Write out exactly, please, every line from the beginning of the entries to the line holding "from matplotlib.ticker import FuncFormatter, FixedLocator", and no pictures.

── Material for this exercise

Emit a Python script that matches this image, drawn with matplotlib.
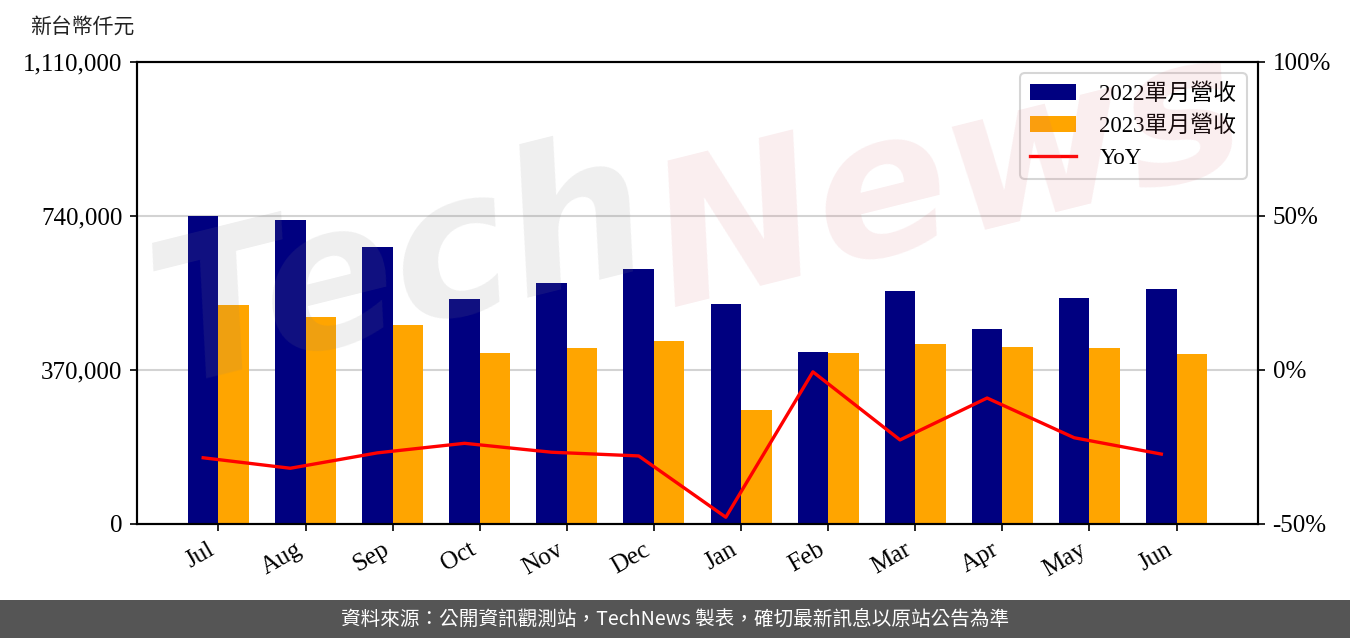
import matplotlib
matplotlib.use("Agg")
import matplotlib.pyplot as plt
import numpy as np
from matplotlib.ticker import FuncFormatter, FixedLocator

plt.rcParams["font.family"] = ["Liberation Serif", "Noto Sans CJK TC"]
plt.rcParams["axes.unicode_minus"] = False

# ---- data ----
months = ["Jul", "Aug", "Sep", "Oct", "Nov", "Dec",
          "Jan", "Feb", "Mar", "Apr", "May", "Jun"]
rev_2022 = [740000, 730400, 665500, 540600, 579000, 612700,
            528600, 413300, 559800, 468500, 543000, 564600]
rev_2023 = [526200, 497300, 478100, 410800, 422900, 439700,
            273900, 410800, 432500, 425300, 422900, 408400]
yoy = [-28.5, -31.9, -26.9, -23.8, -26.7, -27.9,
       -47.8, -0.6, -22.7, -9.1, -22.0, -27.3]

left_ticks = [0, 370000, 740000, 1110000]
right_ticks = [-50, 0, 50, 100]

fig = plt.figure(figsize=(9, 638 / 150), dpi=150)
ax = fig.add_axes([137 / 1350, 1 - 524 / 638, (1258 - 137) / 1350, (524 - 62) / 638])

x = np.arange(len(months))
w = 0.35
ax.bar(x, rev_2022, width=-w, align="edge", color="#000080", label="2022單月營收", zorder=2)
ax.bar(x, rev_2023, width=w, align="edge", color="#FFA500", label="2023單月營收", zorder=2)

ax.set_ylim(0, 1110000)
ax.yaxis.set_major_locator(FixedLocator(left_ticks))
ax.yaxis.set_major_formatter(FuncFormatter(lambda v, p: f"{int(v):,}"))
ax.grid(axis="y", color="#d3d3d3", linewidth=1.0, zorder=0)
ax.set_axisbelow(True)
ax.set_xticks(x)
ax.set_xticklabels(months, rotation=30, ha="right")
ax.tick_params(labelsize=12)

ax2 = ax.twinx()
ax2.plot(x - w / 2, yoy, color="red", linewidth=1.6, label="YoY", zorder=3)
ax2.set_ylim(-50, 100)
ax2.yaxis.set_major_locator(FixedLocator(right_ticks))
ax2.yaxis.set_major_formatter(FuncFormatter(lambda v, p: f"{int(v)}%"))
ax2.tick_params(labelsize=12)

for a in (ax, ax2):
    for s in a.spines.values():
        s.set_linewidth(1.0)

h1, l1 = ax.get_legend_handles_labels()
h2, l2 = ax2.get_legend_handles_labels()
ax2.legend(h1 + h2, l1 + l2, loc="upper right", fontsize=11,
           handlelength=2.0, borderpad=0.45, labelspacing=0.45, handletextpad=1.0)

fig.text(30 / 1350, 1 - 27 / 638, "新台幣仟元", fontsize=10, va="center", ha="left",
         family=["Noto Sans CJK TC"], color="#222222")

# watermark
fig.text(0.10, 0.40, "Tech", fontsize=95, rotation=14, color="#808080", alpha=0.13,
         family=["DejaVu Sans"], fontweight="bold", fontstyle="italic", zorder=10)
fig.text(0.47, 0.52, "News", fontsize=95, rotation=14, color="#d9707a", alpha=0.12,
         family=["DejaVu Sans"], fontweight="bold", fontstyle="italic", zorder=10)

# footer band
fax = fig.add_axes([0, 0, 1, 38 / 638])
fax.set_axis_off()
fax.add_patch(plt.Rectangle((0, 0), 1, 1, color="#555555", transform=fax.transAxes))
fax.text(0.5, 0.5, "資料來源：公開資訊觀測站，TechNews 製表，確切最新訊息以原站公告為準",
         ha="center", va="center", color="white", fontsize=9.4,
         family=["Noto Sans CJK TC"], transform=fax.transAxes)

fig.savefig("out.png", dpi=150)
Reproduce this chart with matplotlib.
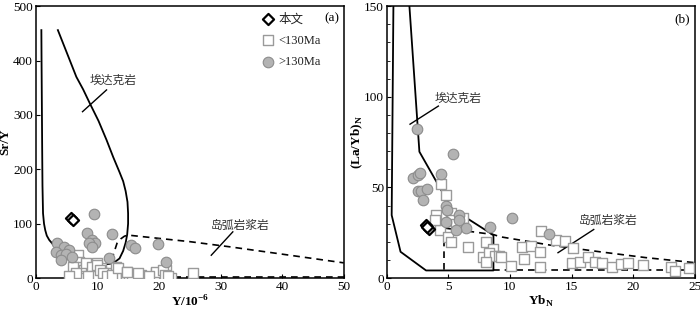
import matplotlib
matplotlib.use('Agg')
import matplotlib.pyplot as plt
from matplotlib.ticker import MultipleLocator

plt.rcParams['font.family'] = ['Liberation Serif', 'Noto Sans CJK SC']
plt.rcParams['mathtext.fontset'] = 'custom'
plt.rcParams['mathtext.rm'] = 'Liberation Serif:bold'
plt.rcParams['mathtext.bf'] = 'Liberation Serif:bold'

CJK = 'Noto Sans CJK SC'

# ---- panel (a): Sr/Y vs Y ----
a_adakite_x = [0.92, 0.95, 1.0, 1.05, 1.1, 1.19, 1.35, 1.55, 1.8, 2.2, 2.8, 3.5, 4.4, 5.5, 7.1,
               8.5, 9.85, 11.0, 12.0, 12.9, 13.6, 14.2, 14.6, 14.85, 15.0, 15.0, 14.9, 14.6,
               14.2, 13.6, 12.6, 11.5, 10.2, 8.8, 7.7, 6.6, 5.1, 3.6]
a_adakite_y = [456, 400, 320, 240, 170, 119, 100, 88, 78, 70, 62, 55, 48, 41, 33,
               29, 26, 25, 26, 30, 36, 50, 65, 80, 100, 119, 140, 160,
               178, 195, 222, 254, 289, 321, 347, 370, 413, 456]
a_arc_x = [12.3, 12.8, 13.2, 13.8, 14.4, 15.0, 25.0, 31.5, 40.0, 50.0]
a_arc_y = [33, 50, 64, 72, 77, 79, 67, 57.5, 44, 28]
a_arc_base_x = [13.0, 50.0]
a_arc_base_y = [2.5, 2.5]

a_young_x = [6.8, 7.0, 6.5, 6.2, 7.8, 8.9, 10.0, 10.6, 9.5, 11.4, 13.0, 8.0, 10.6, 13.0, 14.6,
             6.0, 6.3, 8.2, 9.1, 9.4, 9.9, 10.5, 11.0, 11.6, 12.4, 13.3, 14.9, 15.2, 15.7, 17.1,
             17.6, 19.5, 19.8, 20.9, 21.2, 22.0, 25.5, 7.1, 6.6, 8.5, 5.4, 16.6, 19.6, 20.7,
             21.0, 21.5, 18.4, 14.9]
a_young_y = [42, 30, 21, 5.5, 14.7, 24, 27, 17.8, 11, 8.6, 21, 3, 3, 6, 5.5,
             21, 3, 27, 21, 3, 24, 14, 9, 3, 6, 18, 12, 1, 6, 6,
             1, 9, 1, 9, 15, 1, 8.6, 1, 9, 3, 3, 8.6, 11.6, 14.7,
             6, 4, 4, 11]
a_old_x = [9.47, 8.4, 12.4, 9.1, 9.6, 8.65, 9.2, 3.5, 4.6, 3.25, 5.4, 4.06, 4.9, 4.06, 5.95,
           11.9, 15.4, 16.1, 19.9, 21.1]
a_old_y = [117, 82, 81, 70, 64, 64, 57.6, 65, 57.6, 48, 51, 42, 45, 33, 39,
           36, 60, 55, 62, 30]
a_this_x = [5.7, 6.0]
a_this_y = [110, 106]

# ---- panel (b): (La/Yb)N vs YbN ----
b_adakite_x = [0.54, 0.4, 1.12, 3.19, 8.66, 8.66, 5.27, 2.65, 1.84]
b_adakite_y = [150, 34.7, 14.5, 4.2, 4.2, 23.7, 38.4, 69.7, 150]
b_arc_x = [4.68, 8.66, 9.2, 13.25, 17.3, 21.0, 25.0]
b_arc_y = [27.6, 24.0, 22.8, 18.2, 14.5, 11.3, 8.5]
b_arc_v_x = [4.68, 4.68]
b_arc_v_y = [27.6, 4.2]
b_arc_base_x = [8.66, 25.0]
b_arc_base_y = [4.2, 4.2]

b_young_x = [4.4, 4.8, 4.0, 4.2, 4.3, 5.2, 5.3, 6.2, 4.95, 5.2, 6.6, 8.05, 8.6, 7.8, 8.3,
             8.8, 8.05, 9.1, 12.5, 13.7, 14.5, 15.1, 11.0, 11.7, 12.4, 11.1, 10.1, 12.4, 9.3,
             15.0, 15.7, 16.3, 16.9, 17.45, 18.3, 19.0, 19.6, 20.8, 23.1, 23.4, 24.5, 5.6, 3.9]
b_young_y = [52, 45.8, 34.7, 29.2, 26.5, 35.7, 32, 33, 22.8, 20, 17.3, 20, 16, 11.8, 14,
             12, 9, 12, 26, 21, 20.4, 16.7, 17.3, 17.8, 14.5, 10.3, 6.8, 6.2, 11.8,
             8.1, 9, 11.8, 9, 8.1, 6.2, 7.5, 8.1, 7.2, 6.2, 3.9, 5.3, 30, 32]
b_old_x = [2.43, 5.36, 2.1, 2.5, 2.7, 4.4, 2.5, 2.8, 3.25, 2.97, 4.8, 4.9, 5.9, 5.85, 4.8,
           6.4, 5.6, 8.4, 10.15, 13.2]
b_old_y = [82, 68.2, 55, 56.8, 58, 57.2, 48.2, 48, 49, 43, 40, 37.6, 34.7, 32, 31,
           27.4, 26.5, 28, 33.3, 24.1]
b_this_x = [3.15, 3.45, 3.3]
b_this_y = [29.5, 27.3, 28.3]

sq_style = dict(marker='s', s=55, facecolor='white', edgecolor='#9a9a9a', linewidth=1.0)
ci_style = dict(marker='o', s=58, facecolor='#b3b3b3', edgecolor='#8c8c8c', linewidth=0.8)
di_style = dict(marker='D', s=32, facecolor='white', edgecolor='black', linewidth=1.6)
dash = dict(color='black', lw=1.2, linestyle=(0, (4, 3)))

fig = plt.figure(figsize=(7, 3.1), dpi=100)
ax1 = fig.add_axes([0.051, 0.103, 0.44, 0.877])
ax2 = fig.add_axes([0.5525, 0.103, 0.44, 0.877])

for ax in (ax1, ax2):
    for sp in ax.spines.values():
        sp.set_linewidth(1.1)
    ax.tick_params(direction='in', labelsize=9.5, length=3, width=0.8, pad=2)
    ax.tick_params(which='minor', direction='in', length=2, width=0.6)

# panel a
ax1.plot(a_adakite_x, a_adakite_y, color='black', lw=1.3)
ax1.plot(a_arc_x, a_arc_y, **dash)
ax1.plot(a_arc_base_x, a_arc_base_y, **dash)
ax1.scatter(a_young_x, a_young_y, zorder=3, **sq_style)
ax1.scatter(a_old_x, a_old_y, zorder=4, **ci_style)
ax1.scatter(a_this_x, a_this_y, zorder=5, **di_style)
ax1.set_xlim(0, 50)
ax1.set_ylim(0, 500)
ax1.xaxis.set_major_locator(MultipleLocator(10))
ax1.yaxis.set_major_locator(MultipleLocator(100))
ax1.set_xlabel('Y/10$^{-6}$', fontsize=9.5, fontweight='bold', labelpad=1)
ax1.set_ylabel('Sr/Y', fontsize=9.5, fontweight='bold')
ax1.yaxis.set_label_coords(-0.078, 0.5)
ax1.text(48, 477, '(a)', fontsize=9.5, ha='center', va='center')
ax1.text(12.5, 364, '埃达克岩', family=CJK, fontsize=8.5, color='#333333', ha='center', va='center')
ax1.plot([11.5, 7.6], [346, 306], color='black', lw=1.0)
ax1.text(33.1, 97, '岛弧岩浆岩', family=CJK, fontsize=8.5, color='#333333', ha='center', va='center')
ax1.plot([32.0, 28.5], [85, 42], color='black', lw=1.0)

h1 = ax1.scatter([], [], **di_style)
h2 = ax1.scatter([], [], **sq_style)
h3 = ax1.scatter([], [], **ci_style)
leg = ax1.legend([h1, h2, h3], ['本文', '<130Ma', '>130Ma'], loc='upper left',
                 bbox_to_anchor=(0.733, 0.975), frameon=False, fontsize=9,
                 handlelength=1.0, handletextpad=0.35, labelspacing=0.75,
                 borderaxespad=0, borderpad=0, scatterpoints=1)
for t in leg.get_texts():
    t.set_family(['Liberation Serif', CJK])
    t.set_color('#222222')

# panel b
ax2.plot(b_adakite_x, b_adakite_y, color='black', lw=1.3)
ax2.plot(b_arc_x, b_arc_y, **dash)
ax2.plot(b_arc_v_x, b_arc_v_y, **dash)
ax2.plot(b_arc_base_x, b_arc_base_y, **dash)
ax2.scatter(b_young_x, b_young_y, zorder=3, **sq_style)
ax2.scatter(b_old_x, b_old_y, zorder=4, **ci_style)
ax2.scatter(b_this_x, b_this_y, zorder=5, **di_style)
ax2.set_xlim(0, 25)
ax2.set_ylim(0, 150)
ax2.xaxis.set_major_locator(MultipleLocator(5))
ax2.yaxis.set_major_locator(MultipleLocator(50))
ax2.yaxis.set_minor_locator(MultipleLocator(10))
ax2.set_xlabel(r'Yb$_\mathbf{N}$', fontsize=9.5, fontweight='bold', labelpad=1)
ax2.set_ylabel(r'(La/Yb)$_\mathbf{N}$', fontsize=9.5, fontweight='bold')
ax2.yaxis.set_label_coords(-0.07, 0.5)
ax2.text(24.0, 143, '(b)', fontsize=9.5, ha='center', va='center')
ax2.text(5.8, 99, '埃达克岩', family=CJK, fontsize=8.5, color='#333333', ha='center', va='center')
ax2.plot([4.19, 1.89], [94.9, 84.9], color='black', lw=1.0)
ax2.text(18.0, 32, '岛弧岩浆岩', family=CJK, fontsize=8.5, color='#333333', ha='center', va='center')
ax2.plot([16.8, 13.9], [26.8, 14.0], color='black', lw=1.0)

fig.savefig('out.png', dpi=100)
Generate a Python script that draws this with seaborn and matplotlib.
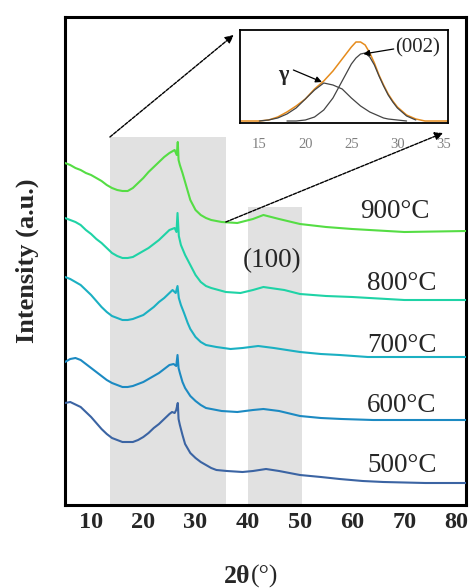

────

Task response —
Emit a Python script that matches this image, drawn with matplotlib.
import matplotlib
matplotlib.use("Agg")
import matplotlib.pyplot as plt
import numpy as np
from matplotlib.ticker import FuncFormatter, FixedLocator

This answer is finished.